**Information provided:**
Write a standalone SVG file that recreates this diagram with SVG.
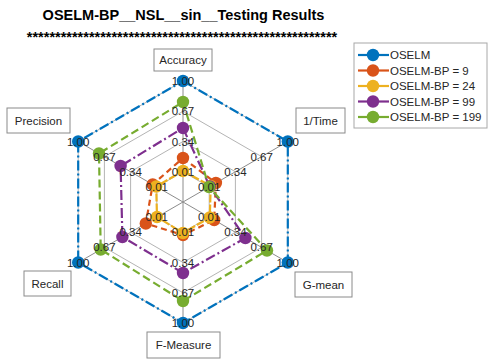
...
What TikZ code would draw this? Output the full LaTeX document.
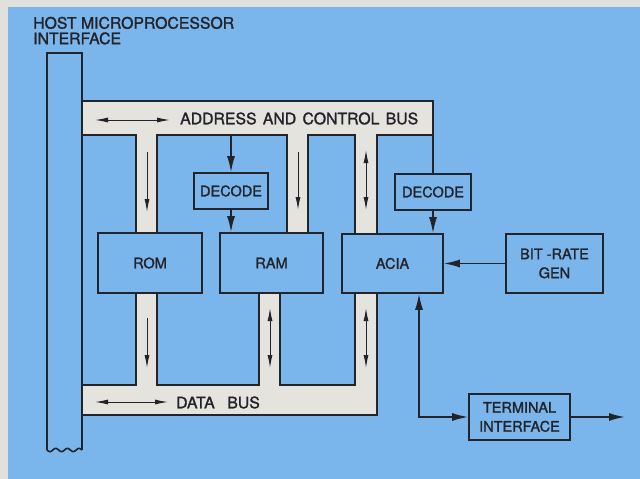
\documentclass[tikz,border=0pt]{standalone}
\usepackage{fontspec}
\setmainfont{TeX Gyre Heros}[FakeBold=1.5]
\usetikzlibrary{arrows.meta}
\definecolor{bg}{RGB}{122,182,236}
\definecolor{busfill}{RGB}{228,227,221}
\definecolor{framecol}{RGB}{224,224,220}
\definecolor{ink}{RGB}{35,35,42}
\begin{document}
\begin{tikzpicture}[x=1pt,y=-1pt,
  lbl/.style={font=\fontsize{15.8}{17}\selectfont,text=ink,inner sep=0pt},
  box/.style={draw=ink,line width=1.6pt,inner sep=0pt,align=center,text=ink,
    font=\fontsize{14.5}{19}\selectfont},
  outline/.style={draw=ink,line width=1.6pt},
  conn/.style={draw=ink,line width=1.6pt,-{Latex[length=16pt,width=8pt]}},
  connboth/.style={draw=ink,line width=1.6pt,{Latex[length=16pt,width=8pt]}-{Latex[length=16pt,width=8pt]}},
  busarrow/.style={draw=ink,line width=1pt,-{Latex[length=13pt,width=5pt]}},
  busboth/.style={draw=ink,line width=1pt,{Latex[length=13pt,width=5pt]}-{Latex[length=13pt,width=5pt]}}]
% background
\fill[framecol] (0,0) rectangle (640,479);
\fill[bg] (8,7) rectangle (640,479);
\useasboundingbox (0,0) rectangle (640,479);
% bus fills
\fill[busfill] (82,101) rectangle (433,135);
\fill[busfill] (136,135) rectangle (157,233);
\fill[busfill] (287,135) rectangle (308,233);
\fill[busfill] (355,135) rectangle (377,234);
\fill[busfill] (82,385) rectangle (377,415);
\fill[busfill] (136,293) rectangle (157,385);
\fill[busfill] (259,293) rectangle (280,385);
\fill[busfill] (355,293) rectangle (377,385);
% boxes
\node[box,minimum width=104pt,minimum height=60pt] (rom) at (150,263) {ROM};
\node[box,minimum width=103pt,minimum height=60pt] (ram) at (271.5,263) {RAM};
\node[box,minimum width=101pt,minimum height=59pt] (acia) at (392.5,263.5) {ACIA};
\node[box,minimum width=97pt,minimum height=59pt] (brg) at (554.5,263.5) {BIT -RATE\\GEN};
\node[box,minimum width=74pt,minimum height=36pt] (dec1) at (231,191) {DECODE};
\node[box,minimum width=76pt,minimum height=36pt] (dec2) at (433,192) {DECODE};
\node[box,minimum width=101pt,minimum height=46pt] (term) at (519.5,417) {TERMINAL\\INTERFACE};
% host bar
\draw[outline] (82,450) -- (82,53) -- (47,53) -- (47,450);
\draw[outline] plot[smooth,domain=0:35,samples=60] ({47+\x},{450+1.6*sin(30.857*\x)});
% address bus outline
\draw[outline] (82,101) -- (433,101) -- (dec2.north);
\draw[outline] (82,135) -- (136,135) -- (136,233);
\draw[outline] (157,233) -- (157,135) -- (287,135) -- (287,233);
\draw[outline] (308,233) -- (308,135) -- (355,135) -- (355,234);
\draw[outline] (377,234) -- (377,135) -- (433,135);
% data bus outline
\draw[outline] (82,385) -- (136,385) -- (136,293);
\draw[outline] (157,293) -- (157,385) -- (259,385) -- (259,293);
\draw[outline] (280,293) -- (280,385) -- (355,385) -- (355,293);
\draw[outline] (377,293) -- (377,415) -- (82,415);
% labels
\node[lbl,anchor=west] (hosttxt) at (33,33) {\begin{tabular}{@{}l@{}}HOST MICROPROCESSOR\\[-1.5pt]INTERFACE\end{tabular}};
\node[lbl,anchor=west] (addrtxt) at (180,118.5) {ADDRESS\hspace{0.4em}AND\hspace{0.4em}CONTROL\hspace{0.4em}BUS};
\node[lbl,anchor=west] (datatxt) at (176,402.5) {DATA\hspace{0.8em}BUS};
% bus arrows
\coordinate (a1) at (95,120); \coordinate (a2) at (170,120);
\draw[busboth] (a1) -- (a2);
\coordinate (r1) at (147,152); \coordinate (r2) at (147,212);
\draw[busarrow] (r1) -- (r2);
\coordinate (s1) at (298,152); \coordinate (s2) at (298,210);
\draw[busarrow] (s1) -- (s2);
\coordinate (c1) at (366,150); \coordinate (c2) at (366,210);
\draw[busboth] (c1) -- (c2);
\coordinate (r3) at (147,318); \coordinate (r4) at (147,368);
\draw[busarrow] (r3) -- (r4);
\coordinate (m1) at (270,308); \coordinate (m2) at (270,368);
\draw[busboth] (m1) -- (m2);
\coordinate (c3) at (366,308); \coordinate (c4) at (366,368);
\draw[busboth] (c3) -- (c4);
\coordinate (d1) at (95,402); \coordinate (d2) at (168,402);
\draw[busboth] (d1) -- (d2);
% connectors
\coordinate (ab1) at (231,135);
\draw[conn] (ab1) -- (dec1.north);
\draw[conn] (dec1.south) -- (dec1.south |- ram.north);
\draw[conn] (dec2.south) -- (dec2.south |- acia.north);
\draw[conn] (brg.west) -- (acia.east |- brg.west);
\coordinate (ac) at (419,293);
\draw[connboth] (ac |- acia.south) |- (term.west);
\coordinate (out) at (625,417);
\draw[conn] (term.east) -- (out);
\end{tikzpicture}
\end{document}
--
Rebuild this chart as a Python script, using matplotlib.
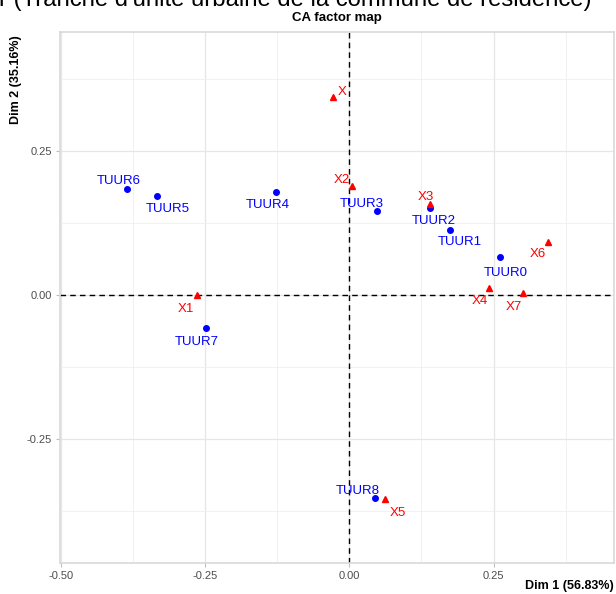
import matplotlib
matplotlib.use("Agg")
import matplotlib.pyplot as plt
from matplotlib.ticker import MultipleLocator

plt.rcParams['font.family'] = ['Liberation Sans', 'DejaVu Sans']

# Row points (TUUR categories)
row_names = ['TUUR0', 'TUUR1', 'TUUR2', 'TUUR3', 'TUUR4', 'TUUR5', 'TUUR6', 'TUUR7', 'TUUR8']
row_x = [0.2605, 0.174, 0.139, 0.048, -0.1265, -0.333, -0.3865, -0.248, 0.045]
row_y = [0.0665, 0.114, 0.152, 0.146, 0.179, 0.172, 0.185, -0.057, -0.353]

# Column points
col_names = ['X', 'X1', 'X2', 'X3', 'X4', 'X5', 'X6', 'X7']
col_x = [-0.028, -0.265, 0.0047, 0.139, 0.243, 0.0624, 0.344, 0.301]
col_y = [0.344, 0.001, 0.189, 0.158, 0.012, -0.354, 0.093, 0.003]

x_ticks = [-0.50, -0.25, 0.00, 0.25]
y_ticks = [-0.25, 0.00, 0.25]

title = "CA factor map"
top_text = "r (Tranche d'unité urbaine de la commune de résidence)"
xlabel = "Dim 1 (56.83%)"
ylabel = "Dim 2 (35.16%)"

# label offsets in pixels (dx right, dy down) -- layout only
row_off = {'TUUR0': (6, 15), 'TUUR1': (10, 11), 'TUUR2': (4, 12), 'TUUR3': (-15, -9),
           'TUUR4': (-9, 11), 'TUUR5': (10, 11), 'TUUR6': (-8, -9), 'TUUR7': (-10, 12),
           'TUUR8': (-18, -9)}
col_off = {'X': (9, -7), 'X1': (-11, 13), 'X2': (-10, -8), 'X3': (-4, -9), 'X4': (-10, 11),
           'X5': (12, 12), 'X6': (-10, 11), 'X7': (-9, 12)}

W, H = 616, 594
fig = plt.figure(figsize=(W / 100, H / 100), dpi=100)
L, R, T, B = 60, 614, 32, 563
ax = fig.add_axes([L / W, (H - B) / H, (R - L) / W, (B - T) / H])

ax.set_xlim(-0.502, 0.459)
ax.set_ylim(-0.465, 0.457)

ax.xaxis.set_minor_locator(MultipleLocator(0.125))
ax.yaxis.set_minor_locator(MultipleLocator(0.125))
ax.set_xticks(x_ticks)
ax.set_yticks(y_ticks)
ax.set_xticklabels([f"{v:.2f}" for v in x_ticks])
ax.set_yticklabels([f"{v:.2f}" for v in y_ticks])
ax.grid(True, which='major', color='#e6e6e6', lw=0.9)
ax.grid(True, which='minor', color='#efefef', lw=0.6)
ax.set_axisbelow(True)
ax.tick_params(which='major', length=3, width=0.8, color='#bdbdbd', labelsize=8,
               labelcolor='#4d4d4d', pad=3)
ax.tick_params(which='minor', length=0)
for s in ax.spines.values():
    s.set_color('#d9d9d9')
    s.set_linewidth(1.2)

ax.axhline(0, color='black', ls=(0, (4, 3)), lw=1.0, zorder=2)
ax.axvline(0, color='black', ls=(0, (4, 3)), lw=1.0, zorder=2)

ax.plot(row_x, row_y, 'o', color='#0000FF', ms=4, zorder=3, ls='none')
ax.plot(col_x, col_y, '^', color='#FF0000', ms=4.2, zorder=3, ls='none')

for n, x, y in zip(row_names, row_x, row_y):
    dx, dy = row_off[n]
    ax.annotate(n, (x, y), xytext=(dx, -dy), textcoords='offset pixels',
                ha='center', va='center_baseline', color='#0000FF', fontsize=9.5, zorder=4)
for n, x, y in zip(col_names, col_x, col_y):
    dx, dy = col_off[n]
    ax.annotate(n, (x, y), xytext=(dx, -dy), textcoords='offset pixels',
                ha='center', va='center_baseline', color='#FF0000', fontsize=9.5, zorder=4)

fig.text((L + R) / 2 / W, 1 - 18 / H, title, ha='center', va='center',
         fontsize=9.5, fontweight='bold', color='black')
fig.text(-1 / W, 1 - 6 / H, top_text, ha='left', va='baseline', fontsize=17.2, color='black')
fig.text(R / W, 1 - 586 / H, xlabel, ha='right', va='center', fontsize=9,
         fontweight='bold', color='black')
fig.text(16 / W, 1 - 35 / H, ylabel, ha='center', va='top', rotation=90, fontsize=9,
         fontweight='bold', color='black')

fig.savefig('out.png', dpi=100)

**Given exercise:** Make a copy of each line that contains the string "this".

**Solution:**
Write a standalone SVG file that recreates this diagram with SVG.
What TikZ code would draw this? Output the full LaTeX document.
Rebuild this chart as a Python script, using matplotlib.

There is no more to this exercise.